One feature of a liberal society is that its institutions, and especially its formal institutions with coercive backing, are bound by a nondiscriminatory rule of law, and work to protect the sanctity of property and contract for all persons. In such a society, the general laws of property, contract, torts, etc. govern the provision of money. Thanks to the efforts of scholars such as Lawrence White, George Selgin, and Kevin Dowd, we have a pretty good idea of how the ‘invisible hand’ handles money. In mature banking systems under liberalism, more commonly called free banking, the unit of account is a precious metal such as gold or silver. Day-to-day exchange media are bank liabilities denominated in the unit of account, which can be redeemed for a specific amount of precious metal. While paper money was much more important and prevalent in historical liberal banking systems than paper money is today, there is no reason to suppose the rise of electronic checking, account clearing, etc. could work just as well in a liberal banking system.

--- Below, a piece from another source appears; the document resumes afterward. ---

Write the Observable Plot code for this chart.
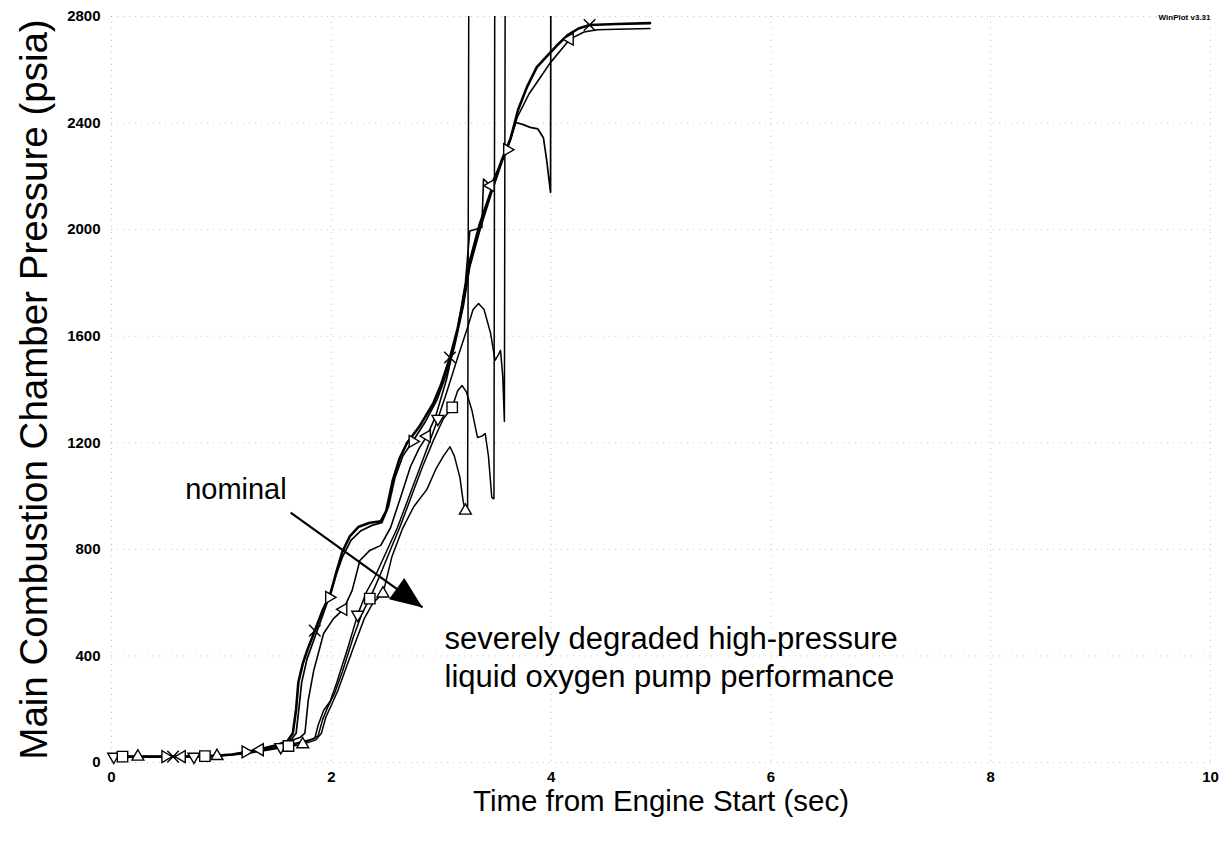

Money in liberalism is stable and predictable. This is not to say its purchasing power does not change. It does, such as in scenarios where the demand to hold money changes, or general production conditions tighten to make providing goods and services in general more costly. But changes in money’s purchasing power obey well-known economic laws which—and this is the most important part—are beyond the power of a single organization or institution to bring about. Nobody can meddle with the monetary system for their own personal gain, or out of misguided attempts at economic engineering.
This is why money in liberalism creates the institutional space necessary for the tug-and-pull for actual markets to work. When money is stable, i.e. when its supply is governed by general rules whose causes are known in advance and cannot be interfered with for particular gain, it enables traders to ‘speak’ with each other when they exchange. The trading behavior of market agents becomes mutually intelligible, because the medium of exchange, and hence the medium of economic reality, is used by mutual consent to mutual advantage. Money itself becomes an institution that is capable of creating and sustaining a wide division of labor. Furthermore, money can be used to communicate the conditions that necessitate changes in the structure of production, so that the plans of consumers and the plans of producers more nearly dovetail. This is why theoretical constructs such as Walrasian general equilibrium or Misesian evenly rotating economy ring true. Even in these models where there is no money, they are informed by an intuition or basic perception of economic reality in which money is indispensable. Real resource constraints have little to do with stocks and flows of physical goods and services, and much to do with the monetary system that allows these otherwise-incomparable things to be expressed in the form of a tradeoff.
In short, money in liberalism means sound money; sound money means honest money; honest money means reliable account keeping and widespread anonymous exchange. Because of this, sound money is both the daughter of liberalism, and a symbol of the peaceful cooperation promised by liberalism itself.